Your instructions: Copy each line that contains the word "this".

━━ Material shown ━━

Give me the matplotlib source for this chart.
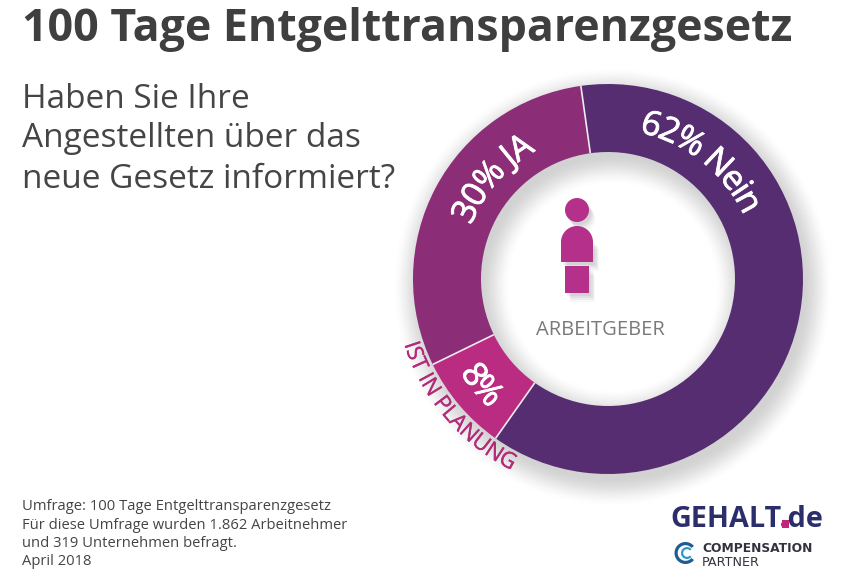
import numpy as np
import matplotlib
matplotlib.use("Agg")
import matplotlib.pyplot as plt
import matplotlib.patheffects as pe
from matplotlib.font_manager import FontProperties, findfont, get_font
from matplotlib.ft2font import LoadFlags
from matplotlib.patches import Circle, Rectangle, Wedge

title = "100 Tage Entgelttransparenzgesetz"
question = ["Haben Sie Ihre", "Angestellten über das", "neue Gesetz informiert?"]
footer = ["Umfrage: 100 Tage Entgelttransparenzgesetz",
          "Für diese Umfrage wurden 1.862 Arbeitnehmer",
          "und 319 Unternehmen befragt.",
          "April 2018"]
segments = ["JA", "Ist in Planung", "Nein"]
values = [30, 8, 62]
colors = ["#8C2D78", "#BA2C82", "#562D70"]

W, H = 855, 570
START = 98
CX, CY, R, RIN = 608, H - 279, 195, 127

fig = plt.figure(figsize=(W / 100, H / 100), dpi=100, facecolor="white")
ax = fig.add_axes([0, 0, 1, 1])

# soft shadow of ring
xx, yy = np.meshgrid(np.arange(W) + .5, np.arange(H) + .5)
d = np.hypot(xx - (CX + 4), yy - (CY - 8))
sd = np.maximum(d - R, RIN - d)
t = np.clip(1 - (sd + 6) / 32, 0, 1)
shadow = np.zeros((H, W, 4))
shadow[..., 3] = 0.18 * t * t * (3 - 2 * t)
ax.imshow(shadow, extent=(0, W, 0, H), origin="lower", zorder=0, aspect="equal")

ax.pie(values, colors=colors, startangle=START, counterclock=True, center=(CX, CY), radius=R,
       wedgeprops=dict(width=R - RIN, edgecolor="none", linewidth=0), frame=True)
ax.set_xlim(0, W)
ax.set_ylim(0, H)
ax.set_aspect("equal")
ax.axis("off")

# separators between the segments
for a in np.radians(START + np.cumsum(values) * 3.6):
    ax.plot([CX + RIN * np.cos(a), CX + R * np.cos(a)], [CY + RIN * np.sin(a), CY + R * np.sin(a)],
            color="#F1EAF1", lw=1.2, zorder=4, solid_capstyle="butt")


def Y(y):
    return H - y


def adv(ch, fam, weight):
    fp = FontProperties(family=fam, weight=weight)
    f = get_font(findfont(fp))
    f.set_size(100, 72)
    g = f.load_char(ord(ch), flags=LoadFlags.NO_HINTING)
    return g.linearHoriAdvance / 65536 / 100


def curved(s, center_deg, radius, size, color, tops_out=True, fam="Open Sans", weight="normal", z=5, track=0, bold=0.0):
    em = size * 100 / 72
    widths = [adv(c, fam, weight) * em + track for c in s]
    pos = -sum(widths) / 2
    for c, w in zip(s, widths):
        mid = pos + w / 2
        pos += w
        if tops_out:
            a = np.radians(center_deg) - mid / radius
            rot = np.degrees(a) - 90
        else:
            a = np.radians(center_deg) + mid / radius
            rot = np.degrees(a) + 90
        tx = ax.text(CX + radius * np.cos(a), CY + radius * np.sin(a), c, fontsize=size, color=color,
                     family=fam, weight=weight, rotation=rot, rotation_mode="anchor",
                     ha="center", va="baseline", zorder=z)
        if bold:
            tx.set_path_effects([pe.withStroke(linewidth=bold, foreground=color)])


curved("30% JA", 139, 147, 24.5, "white", track=-1.2, bold=0.6)
curved("62% Nein", 51.5, 150, 24.5, "white", track=-1.6, bold=0.6)
curved("8%", 220, 175, 24.5, "white", tops_out=False, track=-1.2, bold=0.6)
curved("IST IN PLANUNG", 220.5, 214, 16, "#B22A78", tops_out=False, track=0, bold=0.2)

DARK = "#3F3F3F"
ax.text(22, Y(41), title, fontsize=32.2, weight="bold", family="Open Sans", color=DARK, va="baseline", zorder=6)
for q, yb in zip(question, [108, 147, 188]):
    ax.text(22, Y(yb), q, fontsize=24, family="Open Sans", color="#454545", va="baseline", zorder=6)
for q, yb in zip(footer, [510, 529, 547, 565]):
    ax.text(22, Y(yb), q, fontsize=10.6, family="Open Sans", color="#444444", va="baseline", zorder=6)

# person icon
ICON = "#B5308A"
for dx, alpha in ((9, .03), (7, .04), (5, .05), (3, .05)):
    ax.add_patch(Circle((577 + dx * .7, Y(210 + dx)), 12, fc="k", alpha=alpha, ec="none", zorder=2))
    ax.add_patch(Rectangle((561 + dx * .7, Y(262 + dx)), 32, 22, fc="k", alpha=alpha, ec="none", zorder=2))
    ax.add_patch(Rectangle((565 + dx * .7, Y(293 + dx)), 24, 27, fc="k", alpha=alpha, ec="none", zorder=2))
ax.add_patch(Circle((577, Y(210)), 12, fc=ICON, ec="none", zorder=3))
ax.add_patch(Wedge((577, Y(242)), 16, 0, 180, fc=ICON, ec="none", zorder=3))
ax.add_patch(Rectangle((561, Y(262)), 32, 20, fc=ICON, ec="none", zorder=3))
ax.add_patch(Rectangle((565, Y(293)), 24, 27, fc=ICON, ec="none", zorder=3))
ax.text(600.5, Y(335), "ARBEITGEBER", fontsize=14.5, family="Open Sans", color="#7A7A7A", ha="center", va="baseline", zorder=6)

# logos
NAVY = "#2B2E6B"
LOGO_SIZE = 20.7
logo_em = LOGO_SIZE * 100 / 72
ax.text(670, Y(527), "GEHALT.de", fontsize=LOGO_SIZE, weight="bold", family="Open Sans", color=NAVY, va="baseline", zorder=6)
dot_mid = 670 + sum(adv(c, "Open Sans", "bold") for c in "GEHALT") * logo_em + adv(".", "Open Sans", "bold") * logo_em / 2
dot = 0.24 * logo_em
ax.add_patch(Rectangle((dot_mid - dot / 2, Y(527) - 0.5), dot, dot + 0.5, fc="#C0267C", ec="none", zorder=7))
ax.text(702, Y(552), "COMPENSATION", fontsize=8.8, weight="bold", family="DejaVu Sans", color="#333340", va="baseline", zorder=6)
ax.text(702, Y(565.5), "PARTNER", fontsize=9.2, family="DejaVu Sans", color="#333340", va="baseline", zorder=6)
LC = Y(553)
ax.add_patch(Wedge((685.5, LC), 11, 40, 320, width=3.2, fc="#1E5C92", ec="none", zorder=6))
ax.add_patch(Wedge((687, LC), 6, 40, 320, width=2.2, fc="#2A9BC4", ec="none", zorder=6))

fig.savefig("out.png", dpi=100, facecolor="white")
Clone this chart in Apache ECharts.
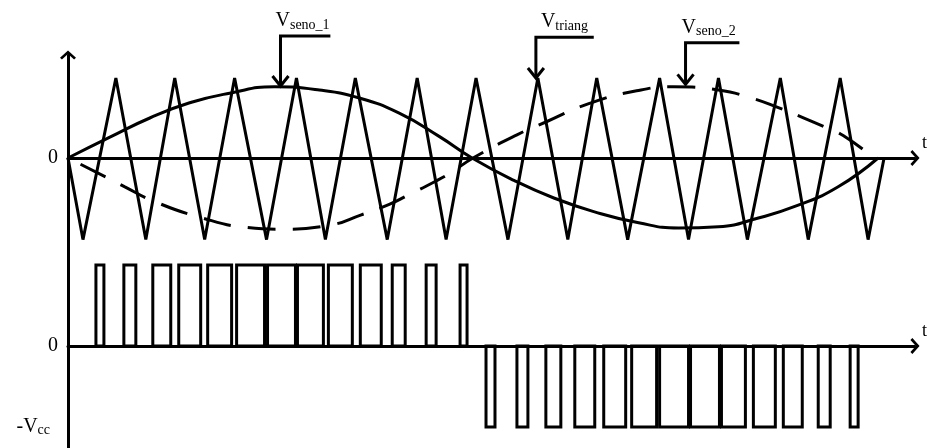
<!DOCTYPE html>
<html><head><meta charset="utf-8">
<script src="https://cdn.jsdelivr.net/npm/echarts@6/dist/echarts.min.js"></script>
<style>html,body{margin:0;padding:0;background:#fff}#c{width:928px;height:448px}</style>
</head><body><div id="c"></div>
<script>
// ---- data (x in time units, y in normalised volts) ----
const triX = [0, 15, 48, 78, 107, 137, 167, 199, 229, 258, 288, 320, 350, 379, 409, 441, 471, 501, 530, 561, 593, 622, 652, 681, 714, 742, 774, 802, 818];
const triV = [0, -1.02, 1, -1.02, 1, -1.02, 1, -1.02, 1, -1.02, 1, -1.02, 1, -1.02, 1, -1.02, 1, -1.02, 1, -1.02, 1, -1.02, 1, -1.02, 1, -1.02, 1, -1.02, 0];

const sine1X = [0, 42, 82, 122, 162, 207, 252, 292, 332, 372, 405, 447, 487, 527, 572, 612, 652, 692, 732, 772, 812];
const sine1V = [0, 0.26, 0.5, 0.69, 0.81, 0.89, 0.85, 0.75, 0.56, 0.27, 0, -0.28, -0.5, -0.67, -0.81, -0.875, -0.86, -0.75, -0.59, -0.36, 0];

const sine2X = [0, 40, 57, 84, 132, 180, 212, 262, 294, 322, 340, 367, 384, 406, 450, 479, 522, 570, 607, 652, 685, 714, 732, 760, 777, 808];
const sine2V = [0, -0.25, -0.36, -0.53, -0.74, -0.87, -0.89, -0.84, -0.71, -0.58, -0.47, -0.3, -0.18, 0, 0.29, 0.45, 0.68, 0.84, 0.89, 0.85, 0.75, 0.62, 0.53, 0.38, 0.28, 0];

const vcc = 1;
const posRise = [28, 56, 85, 111, 140, 169, 200, 230, 261, 293, 325, 359, 393];
const posFall = [36, 68, 103, 133, 164, 197, 228, 256, 285, 314, 338, 369, 400];
const negRise = [419, 450, 479, 508, 537, 565, 593, 624, 655, 687, 717, 752, 784];
const negFall = [428, 461, 494, 528, 559, 590, 622, 653, 679, 709, 736, 764, 792];

const calloutNames = ['seno_1', 'triang', 'seno_2'];
const calloutTipX = [213, 469, 619];
const calloutTipY = [0.9, 1.0, 0.92];
const calloutTopY = [1.525, 1.51, 1.44];
const calloutEndX = [263, 527, 673];
const calloutTextDx = [-5, 5, -4];

const topTicks = [0];
const bottomTicks = [0, -vcc];

// ---- build ----
const pulses = [];
posRise.forEach((r, i) => pulses.push([r, posFall[i], vcc]));
negRise.forEach((r, i) => pulses.push([r, negFall[i], -vcc]));

const zip = (xs, ys) => xs.map((x, i) => [x, ys[i]]);
const FONT = 'Liberation Serif';
const chevron = 'path://M10,0 L20,9 L17.6,11.4 L10,4.6 L2.4,11.4 L0,9 Z';
const black = '#000';

const xAxisBase = (gi) => ({
  type: 'value', gridIndex: gi, min: 0, max: 849,
  axisLine: { onZero: true, lineStyle: { color: black, width: 3 }, symbol: ['none', chevron], symbolSize: [16, 10] },
  axisTick: { show: false }, axisLabel: { show: false }, splitLine: { show: false },
  name: 't', nameLocation: 'end', nameGap: 7,
  nameTextStyle: { fontFamily: FONT, fontSize: 18, color: black, align: 'left', verticalAlign: 'bottom', padding: [0, 0, 6, 0] }
});

const option = {
  animation: false,
  backgroundColor: '#fff',
  grid: [
    { left: 68, right: 11, top: 55, height: 195 },
    { left: 68, right: 11, top: 250, bottom: 0 }
  ],
  xAxis: [xAxisBase(0), xAxisBase(1)],
  yAxis: [
    { type: 'value', gridIndex: 0, min: -1.15, max: 1.2875,
      axisLine: { onZero: false, lineStyle: { color: black, width: 3 }, symbol: ['none', chevron], symbolSize: [16, 10] },
      axisTick: { show: false }, splitLine: { show: false },
      axisLabel: { customValues: topTicks, margin: 10, fontFamily: FONT, fontSize: 20, color: black, formatter: () => '0' } },
    { type: 'value', gridIndex: 1, min: -1.26, max: 1.185,
      axisLine: { onZero: false, lineStyle: { color: black, width: 3 } },
      axisTick: { show: false }, splitLine: { show: false },
      axisLabel: { customValues: bottomTicks, margin: 10, fontFamily: FONT, fontSize: 20, color: black,
        formatter: (v) => v === 0 ? '0' : '{a|-V}{b|cc}',
        rich: { a: { fontFamily: FONT, fontSize: 20, color: black }, b: { fontFamily: FONT, fontSize: 14, color: black, verticalAlign: 'bottom', padding: [0, 8, 0, 0] } } } }
  ],
  series: [
    { type: 'line', xAxisIndex: 0, yAxisIndex: 0, data: zip(triX, triV), symbol: 'none', clip: false,
      lineStyle: { color: black, width: 3 } },
    { type: 'line', xAxisIndex: 0, yAxisIndex: 0, data: zip(sine1X, sine1V), symbol: 'none', smooth: true,
      lineStyle: { color: black, width: 3 } },
    { type: 'line', xAxisIndex: 0, yAxisIndex: 0, data: zip(sine2X, sine2V), symbol: 'none', smooth: true,
      lineStyle: { color: black, width: 3, type: [28, 17], dashOffset: 31 } },
    { type: 'custom', xAxisIndex: 0, yAxisIndex: 0, clip: false,
      data: calloutNames.map((n, i) => [calloutTipX[i], calloutTipY[i], calloutTopY[i], calloutEndX[i]]),
      renderItem: (params, api) => {
        const i = params.dataIndex;
        const tip = api.coord([api.value(0), api.value(1)]);
        const corner = api.coord([api.value(0), api.value(2)]);
        const end = api.coord([api.value(3), api.value(2)]);
        return { type: 'group', children: [
          { type: 'polyline', shape: { points: [end, corner, tip] }, style: { stroke: black, lineWidth: 3, fill: null, lineJoin: 'miter' } },
          { type: 'polyline', shape: { points: [[tip[0] - 8, tip[1] - 10], tip, [tip[0] + 8, tip[1] - 10]] }, style: { stroke: black, lineWidth: 3, fill: null } },
          { type: 'text', x: corner[0] + calloutTextDx[i], y: corner[1] - 4,
            style: { text: '{v|V}{s|' + calloutNames[i] + '}', align: 'left', verticalAlign: 'bottom',
              rich: { v: { fontFamily: FONT, fontSize: 20, fill: black, lineHeight: 22 },
                      s: { fontFamily: FONT, fontSize: 14, fill: black, lineHeight: 14, verticalAlign: 'bottom' } } } }
        ] };
      } },
    { type: 'custom', xAxisIndex: 1, yAxisIndex: 1, clip: false, data: pulses,
      renderItem: (params, api) => {
        const p0 = api.coord([api.value(0), 0]);
        const p1 = api.coord([api.value(1), api.value(2)]);
        return { type: 'rect',
          shape: { x: Math.min(p0[0], p1[0]), y: Math.min(p0[1], p1[1]), width: Math.abs(p1[0] - p0[0]), height: Math.abs(p1[1] - p0[1]) },
          style: { stroke: black, lineWidth: 3, fill: null, lineJoin: 'miter' } };
      } }
  ]
};
const chart = echarts.init(document.getElementById('c'));
chart.setOption(option);
</script></body></html>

━━━

Correct result:
Give me the matplotlib source for this chart.
Clone this chart in Apache ECharts.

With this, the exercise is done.